BRITISH WOMAN Samantha Orobator, whose family live in Ireland, was yesterday jailed for life in Laos on drug trafficking charges.
Orobator’s mother Jane is a fulltime student at Trinity College Dublin and lives with three of her other children, who are aged between 9 and 14, in Castleknock, Dublin.
Jane Orobator travelled to Laos two weeks ago and was present as a court handed a term of life imprisonment to her pregnant daughter in the Laotian capital Vientiane.
She said that for her daughter to be intercepted smuggling drugs was “totally out of character”.
“She is very fragile, just a little thing,” she said.
Samantha Orobator (20) was stopped with 680g of heroin at Wattay International Airport in August last year. Although the amount of heroin in her possession was above the limit whereby a mandatory death sentence is imposed, Orobator escaped execution after becoming pregnant in jail while awaiting trial.

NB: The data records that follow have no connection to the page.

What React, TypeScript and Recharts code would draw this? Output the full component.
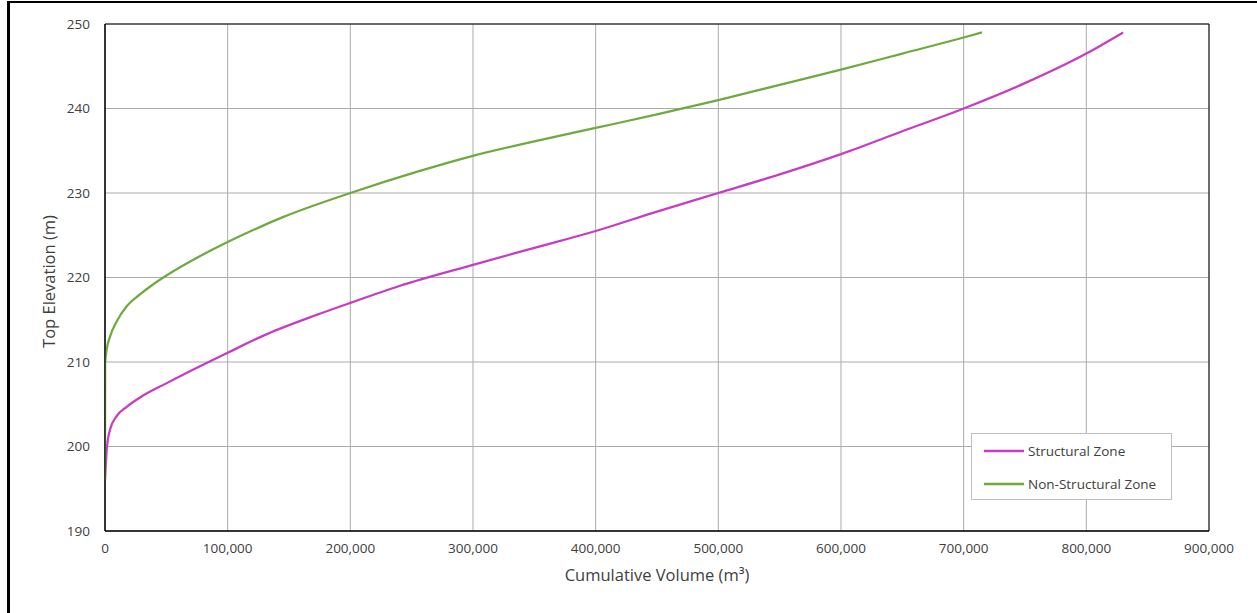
import {
  LineChart,
  Line,
  XAxis,
  YAxis,
  CartesianGrid,
  Legend,
  ReferenceArea,
} from 'recharts';

// Structural zone: cumulative volume (m3) vs top elevation (m)
const structuralVolume = [
  0, 1400, 4100, 9500, 17700, 28500, 50300, 77400, 100000, 132000, 173000, 200000, 240000,
  300000, 350000, 400000, 450000, 500000, 550000, 600000, 650000, 700000, 750000, 800000, 830000,
];
const structuralElevation = [
  196.1, 199.6, 202.0, 203.6, 204.7, 205.8, 207.5, 209.5, 211.1, 213.3, 215.6, 217.0, 219.0,
  221.5, 223.5, 225.5, 227.8, 230.0, 232.2, 234.6, 237.3, 240.0, 243.0, 246.5, 249.0,
];

// Non-structural zone
const nonStructuralVolume = [
  0, 100, 1400, 4100, 9500, 17700, 28500, 39400, 53000, 72000, 100000, 119000, 146000, 200000,
  254000, 300000, 350000, 400000, 450000, 500000, 550000, 600000, 650000, 700000, 715000,
];
const nonStructuralElevation = [
  196, 209.8, 211.5, 213.0, 214.8, 216.6, 218.0, 219.2, 220.5, 222.1, 224.2, 225.5, 227.2, 230.0,
  232.5, 234.4, 236.1, 237.7, 239.3, 241.0, 242.8, 244.6, 246.5, 248.4, 249.0,
];

const seriesNames = ['Structural Zone', 'Non-Structural Zone'];
const xTicks = [0, 100000, 200000, 300000, 400000, 500000, 600000, 700000, 800000, 900000];
const yTicks = [190, 200, 210, 220, 230, 240, 250];

const structuralData = structuralVolume.map((v, i) => ({ vol: v, elev: structuralElevation[i] }));
const nonStructuralData = nonStructuralVolume.map((v, i) => ({ vol: v, elev: nonStructuralElevation[i] }));

const FONT = '"Open Sans", sans-serif';
const TEXT = '#404040';

function YTitle({ viewBox }: any) {
  const cx = 48;
  const cy = viewBox.y + viewBox.height / 2 + 4;
  return (
    <text
      x={cx}
      y={cy}
      transform={`rotate(-90 ${cx} ${cy})`}
      textAnchor="middle"
      dominantBaseline="central"
      fill={TEXT}
      fontSize={16.5}
      fontFamily={FONT}
    >
      Top Elevation (m)
    </text>
  );
}

function LegendBox({ payload }: any) {
  return (
    <div
      style={{
        width: 201,
        height: 67,
        boxSizing: 'border-box',
        border: '1px solid #BFBFBF',
        background: '#fff',
        fontFamily: FONT,
        fontSize: 13.5,
        color: TEXT,
      }}
    >
      {(payload || []).map((entry: any) => (
        <div key={entry.value} style={{ display: 'flex', alignItems: 'center', height: 33, paddingLeft: 12 }}>
          <svg width={40} height={4} style={{ marginRight: 4 }}>
            <line x1={0} y1={2} x2={40} y2={2} stroke={entry.color} strokeWidth={2.5} />
          </svg>
          <span>{entry.value}</span>
        </div>
      ))}
    </div>
  );
}

export default function App() {
  return (
    <div style={{ position: 'absolute', left: 0, top: 0, width: 1257, height: 613, background: '#fff', overflow: 'hidden' }}>
      <div
        style={{
          position: 'absolute',
          left: 7,
          top: 1,
          width: 1300,
          height: 700,
          borderTop: '2px solid #000',
          borderLeft: '3px solid #000',
        }}
      />
      <div style={{ position: 'absolute', left: 0, top: 0 }}>
        <LineChart width={1257} height={613} margin={{ top: 24, right: 48, left: 0, bottom: 0 }}>
          <CartesianGrid stroke="#ABABAB" strokeWidth={1} />
          <XAxis
            type="number"
            dataKey="vol"
            domain={[0, 900000]}
            ticks={xTicks}
            interval={0}
            allowDataOverflow
            tickFormatter={(v: number) => v.toLocaleString('en-US')}
            tickLine={false}
            tickSize={0}
            tickMargin={12}
            axisLine={{ stroke: '#000' }}
            tick={{ fill: TEXT, fontSize: 13.5, fontFamily: FONT }}
            height={82}
            label={{
              value: 'Cumulative Volume (m³)',
              position: 'insideTop',
              offset: 38,
              fill: TEXT,
              fontSize: 16.5,
              fontFamily: FONT,
            }}
          />
          <YAxis
            type="number"
            domain={[190, 250]}
            ticks={yTicks}
            interval={0}
            allowDataOverflow
            tickLine={false}
            tickSize={0}
            tickMargin={15}
            axisLine={{ stroke: '#000' }}
            tick={{ fill: TEXT, fontSize: 13.5, fontFamily: FONT }}
            width={105}
            label={<YTitle />}
          />
          <ReferenceArea x1={0} x2={900000} y1={190} y2={250} fill="none" stroke="#000" strokeWidth={1} />
          <Line
            data={structuralData}
            dataKey="elev"
            name={seriesNames[0]}
            type="monotone"
            stroke="#C83CC4"
            strokeWidth={2.25}
            dot={false}
            isAnimationActive={false}
          />
          <Line
            data={nonStructuralData}
            dataKey="elev"
            name={seriesNames[1]}
            type="monotone"
            stroke="#6FAA40"
            strokeWidth={2.25}
            dot={false}
            isAnimationActive={false}
          />
          <Legend
            layout="horizontal"
            verticalAlign="middle"
            align="center"
            itemSorter={(item: any) => seriesNames.indexOf(item.value)}
            content={<LegendBox />}
            wrapperStyle={{ position: 'absolute', left: 971, top: 433, width: 201, height: 67 }}
          />
        </LineChart>
      </div>
    </div>
  );
}
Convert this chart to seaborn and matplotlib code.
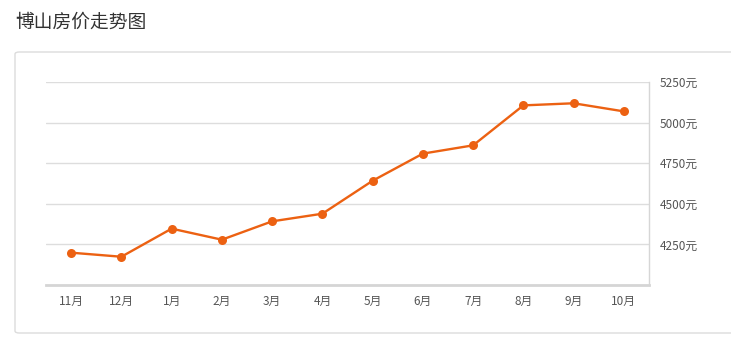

However, Orobator may yet serve the entirety of her sentence, or a large proportion of it, in her home country under the terms a recently agreed prisoner transfer treaty negotiated by the UK with the Laotian government.
Orobator must apply directly to British authorities to be considered as a candidate for transfer.
Transferred prisoners cannot appeal their sentence in the British courts.